Unhappy Valentine’s Day

lonely hopperIt’s a made up holiday, the purpose of which is to help the greeting card, chocolate, and flower industries. Not that there is anything wrong with that. We’re all about helping the economy. Besides,capitalist or not, it’s still nice to have a day to celebrate our love partners. Like Christmas and Thanksgiving, we can say that we should do this every day of the year, but we don’t. So let’s not be too cynical about Valentine’s Day.

So what should we do to celebrate? Perhaps we should take this day as an opportunity to opine about love. But what can one say that hasn’t been said so many times before? People have been jawboning about this subject since Socrates and his pals sat around in the baths 2500 years ago, as memorialized in Plato’s great dialogue called the “Symposium.” As usual for Socrates, his final statement was akin to Justice Potter Stewart’s quote about pornography – “I can’t define it, but I know it when I see it.”

Others have tried to nail this thing called love through the millennia, and one of my favorite attempts is Erich Fromm’s in The Art of Loving. Everything important about love can be found in that little classic. The Greeks thought Love was a god, some of us think it’s a feeling, but Fromm contends it is an act, something we choose to do. I like that.

So, if there is nothing new to say about what love is, what is there to write about on this minor holiday?

One obvious thing is to remind all the dopey guys out there to give their partners something sweet on this day. OK. That was necessary, but done. Now what?

As I was musing on this, one of my psychotherapy clients entered my office who does not have a sweetheart. She has no love in her life. Valentine’s Day, which is supposed to be a source of joy, is a painful day of the year for her.

She’s not the only one. We live in a culture where more Americans are living alone than any time in recorded history, growing from 6% of adults in the 1920s to more than 27% today. Despite the connection revolution brought about by the internet and Facebook, people are feeling more lonely than ever.

Why aren’t these people pairing off?

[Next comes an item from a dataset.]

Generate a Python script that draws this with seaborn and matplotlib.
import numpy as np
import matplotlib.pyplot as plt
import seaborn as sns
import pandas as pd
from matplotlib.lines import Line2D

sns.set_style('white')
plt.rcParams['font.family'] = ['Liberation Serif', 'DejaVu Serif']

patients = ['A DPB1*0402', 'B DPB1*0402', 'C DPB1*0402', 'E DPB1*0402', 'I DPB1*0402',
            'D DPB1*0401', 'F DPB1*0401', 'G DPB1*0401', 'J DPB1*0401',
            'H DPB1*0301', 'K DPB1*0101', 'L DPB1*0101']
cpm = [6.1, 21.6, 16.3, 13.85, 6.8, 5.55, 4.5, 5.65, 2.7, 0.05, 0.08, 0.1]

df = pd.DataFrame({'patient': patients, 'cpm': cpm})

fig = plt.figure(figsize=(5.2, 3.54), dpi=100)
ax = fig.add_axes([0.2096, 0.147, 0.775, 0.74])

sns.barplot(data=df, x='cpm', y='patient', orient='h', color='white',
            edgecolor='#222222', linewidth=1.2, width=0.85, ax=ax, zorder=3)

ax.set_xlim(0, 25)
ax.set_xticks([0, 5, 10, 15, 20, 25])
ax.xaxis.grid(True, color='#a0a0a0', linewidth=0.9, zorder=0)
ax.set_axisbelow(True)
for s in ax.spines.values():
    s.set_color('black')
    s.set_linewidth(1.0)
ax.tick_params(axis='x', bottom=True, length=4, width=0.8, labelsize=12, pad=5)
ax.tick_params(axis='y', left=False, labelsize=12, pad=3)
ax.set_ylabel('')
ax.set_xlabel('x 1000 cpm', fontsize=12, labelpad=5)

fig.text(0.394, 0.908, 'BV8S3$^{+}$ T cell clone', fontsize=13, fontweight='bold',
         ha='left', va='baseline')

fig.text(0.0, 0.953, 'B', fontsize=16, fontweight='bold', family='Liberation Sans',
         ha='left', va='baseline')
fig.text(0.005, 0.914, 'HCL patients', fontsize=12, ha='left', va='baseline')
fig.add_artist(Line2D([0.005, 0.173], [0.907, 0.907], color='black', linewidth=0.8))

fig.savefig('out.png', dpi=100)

Some don’t want to. They like it that way. Some folks are just unlucky, and can’t find someone to love. Others are widowed, or divorced. Some haven’t found the right person yet. Some folks find Valentine’s Day the perfect day to break up with their girlfriends.

But though there are many factors, including socio-economic ones, that impact our ability to form primary romantic love bonds, for many, there are psychological reasons why they are not in a committed relationship.

Joan says it this way. It’s like I missed that day at school. It’s like my volume knob only has two settings. Either I’m invisible, or I’m pushing people away. You don’t learn how to connect with people – it’s something you just get when your mother connects with you when you are a baby. And I didn’t get that. She didn’t connect with me, so I just don’t know how to connect with others.

Patricia puts it like this. I am all alone in the world. I hate sex. I let people treat me however they want, because that’s what I deserve. I had sex with my father, and I can never forgive myself for that. No one has ever been nice to me. I can’t even imagine being in a good relationship.

Paul says, My mother screwed around with this drug addict. I’d go into her bedroom and they’d be nodding off. Then, I’d have to take care of her. Now, nobody is ever quite right for me. My life would be so much better with a partner by my side, but instead, I’m lonely.

Finally, Stephanie. I hate Valentine’s Day. You are supposed to be happy. Everywhere around me, couples are smiling and kissing. And me? I’ve gone out on a thousand dates, and nothing. Why am I always attracted to guys who aren’t into me? There’s got to be something wrong with me. I loathe this holiday. It just reminds me how screwed up I am.

Researchers in Attachment Theory indicate that there is something to the notion that how we are parented in earliest childhood can have long lasting effects on our ability to bond in later life. These patterns can be very difficult to change. And one must admit that the art and science of therapy is an imperfect one in knowing how to change these abiding habits of being. Nevertheless, since this is a cause of so much suffering for so many, my clients and I are committed to the work of solving this problem. Sometimes, there are breakthroughs, and people change. That proof, and the faith it inspires, is what keeps us going.

I can only hope that everyone who wants love will one day have it. But while there are still lonely people in the world, let’s have this day of love also be for them.

Let’s acknowledge that for many, it is an unhappy Valentine’s Day. Let’s spread our love around a little, and see if we can’t give it to some folks who may be a little more difficult to love, or who seem to run from taking it in. They may just be scared, or do not love themselves.

And if you are someone who is holding back your love, remember that this is the greatest gift you have to give. There is someone in the world who is dreaming of you – who wants and needs your love, and is willing to give you their love in return. So, on Valentine’s Day, make a commitment to give it up. What were you planning to do with it anyway?

This should not only be a holiday for those in relationship to celebrate their partners, but should be a holiday that honors love itself. It should be a holiday where we all make a promise to take a chance, to be vulnerable, to open our hearts, to give our love freely, generously, passionately.

Lord knows, someone out there needs it.